Using the material below, print a verbatim copy of every line from the one containing "Write the Chart.js code for this chart." through the one containing "const GRID = '#8c8c8c';", inclusive, and omit the pictures.

Extracted data entries

■ ■ ■ ■ ■ ■ ■

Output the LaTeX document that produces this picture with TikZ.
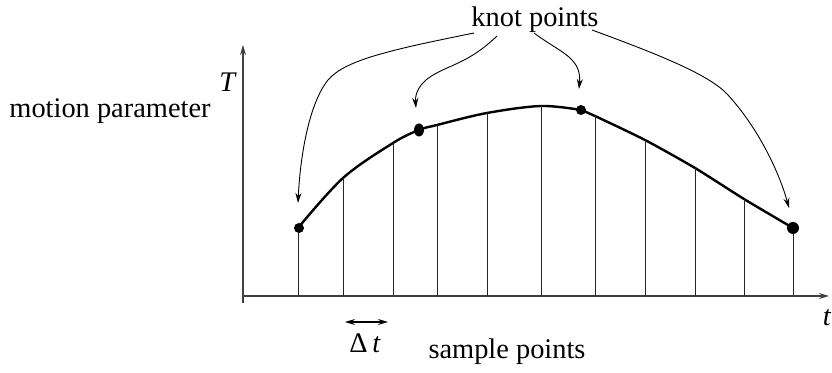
\documentclass[tikz,border=0pt]{standalone}
\usepackage{fontspec}
\setmainfont{Liberation Serif}
\usetikzlibrary{arrows.meta,shapes.geometric}
\begin{document}
\begin{tikzpicture}[x=0.5pt,y=-0.5pt,
  lbl/.style={inner sep=0pt, font=\fontsize{14.2}{16}\selectfont},
  axis/.style={draw=black!75, line width=0.7pt, -{Stealth[length=5pt,width=3pt]}},
  sample/.style={draw=black!85, line width=0.45pt},
  knot/.style={circle, fill=black, inner sep=0pt, minimum size=5pt},
  pointer/.style={draw, line width=0.45pt, -{Stealth[length=5pt,width=3pt]}},
  curve/.style={draw, line width=1.2pt}]
\useasboundingbox (0,0) rectangle (832,373);
% axes
\coordinate (O) at (243,296);
\coordinate (Ytip) at (243,45);
\coordinate (Xtip) at (829,296);
\draw[axis] (243,303) -- (Ytip);
\draw[axis] (O) -- (Xtip);
% curve
\draw[curve] plot[smooth, tension=0.55] coordinates {(298,228) (343,178) (393,143) (419,130) (437,125) (487,113) (541,106) (581,110)};
\draw[curve] plot[smooth, tension=0.4] coordinates {(581,110) (595,116) (645,140) (695,168) (744,199) (793,228)};
% sample lines
\foreach \x/\y in {298/228, 343/178, 393/143, 437/125, 487/113, 541/106, 595/116, 645/140, 695/168, 744/199, 793/228}
  \draw[sample] (\x,296) -- (\x,\y);
% knots
\node[knot] (k1) at (299,228) {};
\node[ellipse, fill=black, inner sep=0pt, minimum width=5pt, minimum height=6.5pt] (k2) at (419,130) {};
\node[knot] (k3) at (581,110) {};
\node[knot, minimum size=6pt] (k4) at (793,228) {};
% labels
\node[lbl] (kp) at (535,20) {knot points};
\node[lbl] (T) at (228,82) {\textit{T}};
\node[lbl] (mp) at (110,111) {motion parameter};
\node[lbl] (t) at (827,318) {\textit{t}};
\node[lbl] (dt) at (365,343) {Δ\,\textit{t}};
\node[lbl] (sp) at (507,352) {sample points};
% delta t arrow
\coordinate (da) at (345,322);
\coordinate (db) at (388,322);
\draw[line width=0.6pt, {Stealth[length=5pt,width=3pt]}-{Stealth[length=5pt,width=3pt]}] (da) -- (db);
% pointers
\coordinate (p1) at (298,203);
\coordinate (p2) at (416,108);
\coordinate (p3) at (579,89);
\coordinate (p4) at (789,208);
\draw[pointer] (474,33) .. controls (390,50) and (345,60) .. (328,80) .. controls (308,105) and (300,160) .. (p1);
\draw[pointer] (497,36) .. controls (470,62) and (450,65) .. (435,74) .. controls (418,83) and (415,95) .. (p2);
\draw[pointer] (534,33) .. controls (550,45) and (565,52) .. (572,60) .. controls (580,68) and (580,78) .. (p3);
\draw[pointer] (592,30) .. controls (660,55) and (710,75) .. (728,95) .. controls (760,130) and (780,175) .. (p4);
\end{tikzpicture}
\end{document}
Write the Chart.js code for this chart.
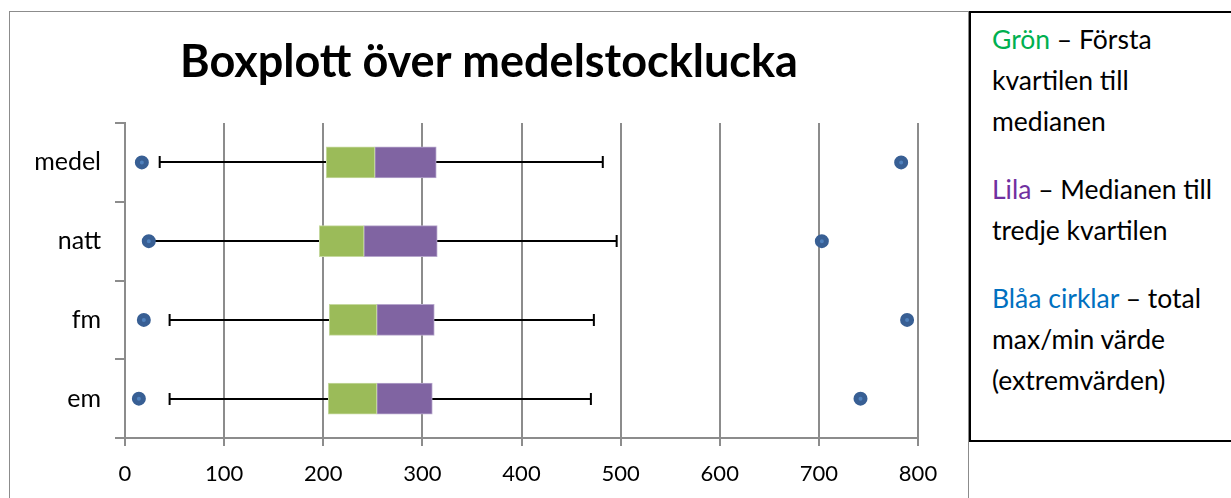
<!DOCTYPE html>
<html lang="sv">
<head>
<meta charset="utf-8">
<title>Boxplott över medelstocklucka</title>
<script src="https://cdn.jsdelivr.net/npm/chart.js@4/dist/chart.umd.min.js"></script>
<style>
  html, body { margin: 0; padding: 0; background: #fff; width: 1231px; height: 498px; overflow: hidden; font-family: Lato, "Open Sans", sans-serif; }
  #chartBox { position: absolute; left: 9px; top: 11px; width: 958px; height: 490px; border: 1px solid #8c8c8c; background: #fff; }
  #chartBox canvas { display: block; }
  #note { position: absolute; left: 969px; top: 11px; width: 300px; height: 427px; border: 2px solid #000; background: #fff; box-sizing: content-box; padding: 0; }
  #note p { margin: 0 0 27px 0; padding-left: 21px; font-size: 26.5px; line-height: 41px; color: #000; white-space: nowrap; }
  #note p:first-child { margin-top: 6px; }
  .gron { color: #00b050; }
  .lila { color: #7030a0; }
  .bla { color: #0070c0; }
</style>
</head>
<body>
<div id="chartBox"><canvas id="box" width="958" height="490"></canvas></div>
<div id="note">
  <p><span class="gron">Grön</span> – Första<br>kvartilen till<br>medianen</p>
  <p><span class="lila">Lila</span> – Medianen till<br>tredje kvartilen</p>
  <p><span class="bla">Blåa cirklar</span> – total<br>max/min värde<br>(extremvärden)</p>
</div>
<script>
// Grupper (uppifrån och ned)
const categories = ['medel', 'natt', 'fm', 'em'];
// Extremvärden (blå cirklar)
const extremeMin = [17, 24, 19, 14];
const extremeMax = [783, 703, 789, 742];
// Morrhår
const whiskerLow = [35, 24, 45, 45];
const whiskerHigh = [482, 496, 473, 470];
// Kvartiler
const firstQuartile = [203, 196, 206, 205];
const medianVals = [252, 241, 254, 254];
const thirdQuartile = [314, 315, 312, 310];
// X-axelns skala
const xMin = 0;
const xMax = 800;
const xStep = 100;

const FONT = 'Lato, "Open Sans", sans-serif';
const GRID = '#8c8c8c';

// Morrhår ritas under lådorna och cirklarna
const whiskerPlugin = {
  id: 'whiskers',
  beforeDatasetsDraw(chart) {
    const { ctx, scales: { x, y } } = chart;
    ctx.save();
    ctx.strokeStyle = '#000';
    ctx.lineWidth = 2;
    categories.forEach((c, i) => {
      const cy = Math.round(y.getPixelForValue(i));
      const x0 = x.getPixelForValue(whiskerLow[i]);
      const x1 = x.getPixelForValue(whiskerHigh[i]);
      ctx.beginPath();
      ctx.moveTo(x0, cy); ctx.lineTo(x1, cy);
      ctx.moveTo(x0, cy - 6); ctx.lineTo(x0, cy + 6);
      ctx.moveTo(x1, cy - 6); ctx.lineTo(x1, cy + 6);
      ctx.stroke();
    });
    ctx.restore();
  }
};

const pointStyle = {
  pointRadius: 4.5,
  pointBorderWidth: 5,
  pointBackgroundColor: '#4f81bd',
  pointBorderColor: '#385f94',
  pointHoverRadius: 4.5
};

new Chart(document.getElementById('box'), {
  type: 'bar',
  data: {
    labels: categories,
    datasets: [
      {
        label: 'Grön',
        data: categories.map((c, i) => [firstQuartile[i], medianVals[i]]),
        backgroundColor: '#9bbb59',
        borderColor: '#c6d9a0',
        borderWidth: 1,
        borderSkipped: false,
        grouped: false,
        barThickness: 31,
        order: 2
      },
      {
        label: 'Lila',
        data: categories.map((c, i) => [medianVals[i], thirdQuartile[i]]),
        backgroundColor: '#8064a2',
        borderColor: '#b6a6cc',
        borderWidth: 1,
        borderSkipped: false,
        grouped: false,
        barThickness: 31,
        order: 2
      },
      Object.assign({
        type: 'scatter',
        label: 'min',
        data: categories.map((c, i) => ({ x: extremeMin[i], y: c })),
        xAxisID: 'x',
        yAxisID: 'y',
        order: 1
      }, pointStyle),
      Object.assign({
        type: 'scatter',
        label: 'max',
        data: categories.map((c, i) => ({ x: extremeMax[i], y: c })),
        xAxisID: 'x',
        yAxisID: 'y',
        order: 1
      }, pointStyle)
    ]
  },
  options: {
    indexAxis: 'y',
    responsive: false,
    animation: false,
    devicePixelRatio: 1,
    events: [],
    layout: { padding: 0 },
    plugins: {
      legend: { display: false },
      tooltip: { enabled: false },
      title: {
        display: true,
        text: 'Boxplott över medelstocklucka',
        color: '#000',
        font: { family: FONT, size: 45, weight: 'bold', lineHeight: 1.2 },
        padding: { top: 23, bottom: 34 }
      }
    },
    scales: {
      x: {
        type: 'linear',
        min: xMin,
        max: xMax,
        ticks: {
          stepSize: xStep,
          color: '#000',
          font: { family: FONT, size: 22 },
          padding: 15
        },
        grid: {
          color: GRID,
          lineWidth: 2,
          tickLength: 8,
          tickColor: GRID
        },
        border: { color: GRID, width: 2 },
        afterFit(s) { s.height = 64; }
      },
      y: {
        type: 'category',
        offset: true,
        ticks: {
          color: '#000',
          font: { family: FONT, size: 25 },
          padding: 14
        },
        grid: {
          offset: true,
          drawOnChartArea: false,
          tickLength: 10,
          color: GRID,
          lineWidth: 2
        },
        border: { color: GRID, width: 2 },
        afterFit(s) { s.width = 115; }
      },
      // tom marginal till höger om diagramytan
      rightMargin: {
        type: 'linear',
        position: 'right',
        display: true,
        ticks: { display: false },
        grid: { display: false, drawTicks: false },
        border: { display: false },
        afterFit(s) { s.width = 50; }
      }
    }
  },
  plugins: [whiskerPlugin]
});
</script>
</body>
</html>
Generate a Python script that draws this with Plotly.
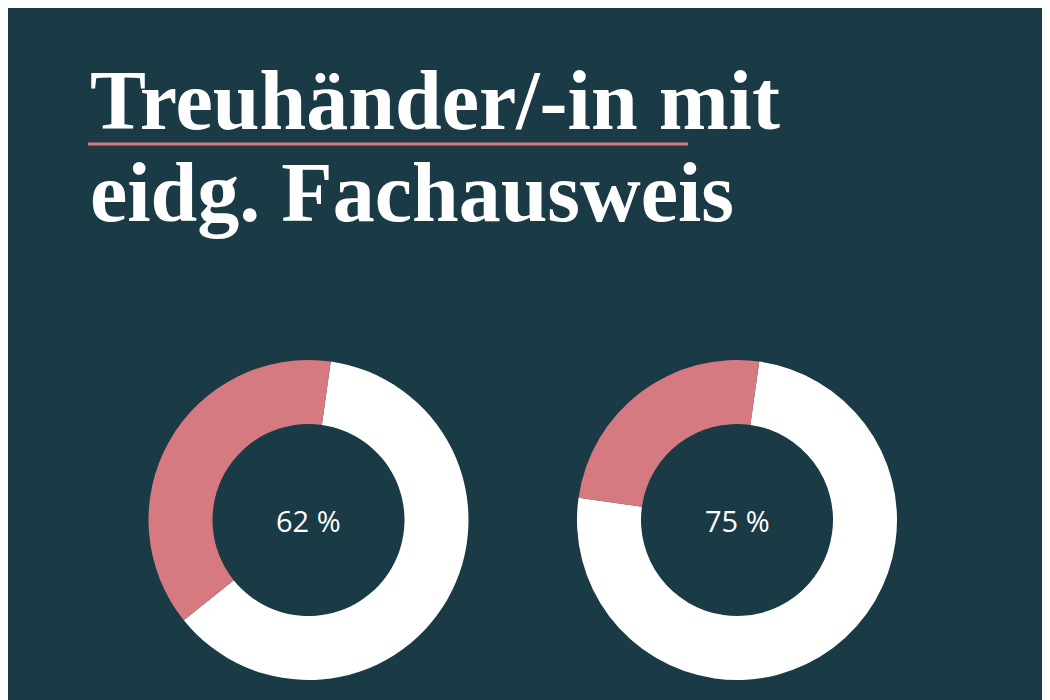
import plotly.graph_objects as go

labels = ["Ja", "Rest"]
values_a = [62, 38]
values_b = [75, 25]
center_texts = ["62 %", "75 %"]
title_lines = ["Treuhänder/-in mit", "eidg. Fachausweis"]

BG = "#1a3a45"
PINK = "#d47a80"
W, H = 1050, 700

fig = go.Figure()
domains = [(140, 461), (569, 889)]
for vals, (x0, x1), txt in zip([values_a, values_b], domains, center_texts):
    fig.add_trace(go.Pie(
        labels=labels, values=vals, hole=0.6, sort=False, direction="clockwise",
        rotation=8, marker=dict(colors=["white", PINK], line=dict(width=0)),
        textinfo="none", hoverinfo="none", showlegend=False,
        domain=dict(x=[x0 / W, x1 / W], y=[28 / H, 348 / H]),
    ))
    fig.add_annotation(x=(x0 + x1) / 2 / W, y=188 / H, xref="paper", yref="paper",
                       xanchor="center", yanchor="middle",
                       text=txt, showarrow=False,
                       font=dict(family="Open Sans", size=29, color="white"))

for i, line in enumerate(title_lines):
    fig.add_annotation(x=80 / W, y=(700 - (92 + i * 92)) / H, xref="paper", yref="paper",
                       xanchor="left", yanchor="middle", text="<b>" + line + "</b>",
                       showarrow=False,
                       font=dict(family="Liberation Serif", size=84, color="white"))

fig.add_shape(type="line", xref="paper", yref="paper",
              x0=80 / W, x1=680 / W, y0=(700 - 136) / H, y1=(700 - 136) / H,
              line=dict(color=PINK, width=3))

fig.update_layout(width=W, height=H, margin=dict(l=0, r=0, t=0, b=0),
                  paper_bgcolor=BG, plot_bgcolor=BG)
fig.write_html("out.html")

■ ■ ■ ■ ■ ■ ■

-- SOLUTION FOR THIS EXERCISE --
Write the Chart.js code for this chart.
<!DOCTYPE html>
<html lang="sv">
<head>
<meta charset="utf-8">
<title>Boxplott över medelstocklucka</title>
<script src="https://cdn.jsdelivr.net/npm/chart.js@4/dist/chart.umd.min.js"></script>
<style>
  html, body { margin: 0; padding: 0; background: #fff; width: 1231px; height: 498px; overflow: hidden; font-family: Lato, "Open Sans", sans-serif; }
  #chartBox { position: absolute; left: 9px; top: 11px; width: 958px; height: 490px; border: 1px solid #8c8c8c; background: #fff; }
  #chartBox canvas { display: block; }
  #note { position: absolute; left: 969px; top: 11px; width: 300px; height: 427px; border: 2px solid #000; background: #fff; box-sizing: content-box; padding: 0; }
  #note p { margin: 0 0 27px 0; padding-left: 21px; font-size: 26.5px; line-height: 41px; color: #000; white-space: nowrap; }
  #note p:first-child { margin-top: 6px; }
  .gron { color: #00b050; }
  .lila { color: #7030a0; }
  .bla { color: #0070c0; }
</style>
</head>
<body>
<div id="chartBox"><canvas id="box" width="958" height="490"></canvas></div>
<div id="note">
  <p><span class="gron">Grön</span> – Första<br>kvartilen till<br>medianen</p>
  <p><span class="lila">Lila</span> – Medianen till<br>tredje kvartilen</p>
  <p><span class="bla">Blåa cirklar</span> – total<br>max/min värde<br>(extremvärden)</p>
</div>
<script>
// Grupper (uppifrån och ned)
const categories = ['medel', 'natt', 'fm', 'em'];
// Extremvärden (blå cirklar)
const extremeMin = [17, 24, 19, 14];
const extremeMax = [783, 703, 789, 742];
// Morrhår
const whiskerLow = [35, 24, 45, 45];
const whiskerHigh = [482, 496, 473, 470];
// Kvartiler
const firstQuartile = [203, 196, 206, 205];
const medianVals = [252, 241, 254, 254];
const thirdQuartile = [314, 315, 312, 310];
// X-axelns skala
const xMin = 0;
const xMax = 800;
const xStep = 100;

const FONT = 'Lato, "Open Sans", sans-serif';
const GRID = '#8c8c8c';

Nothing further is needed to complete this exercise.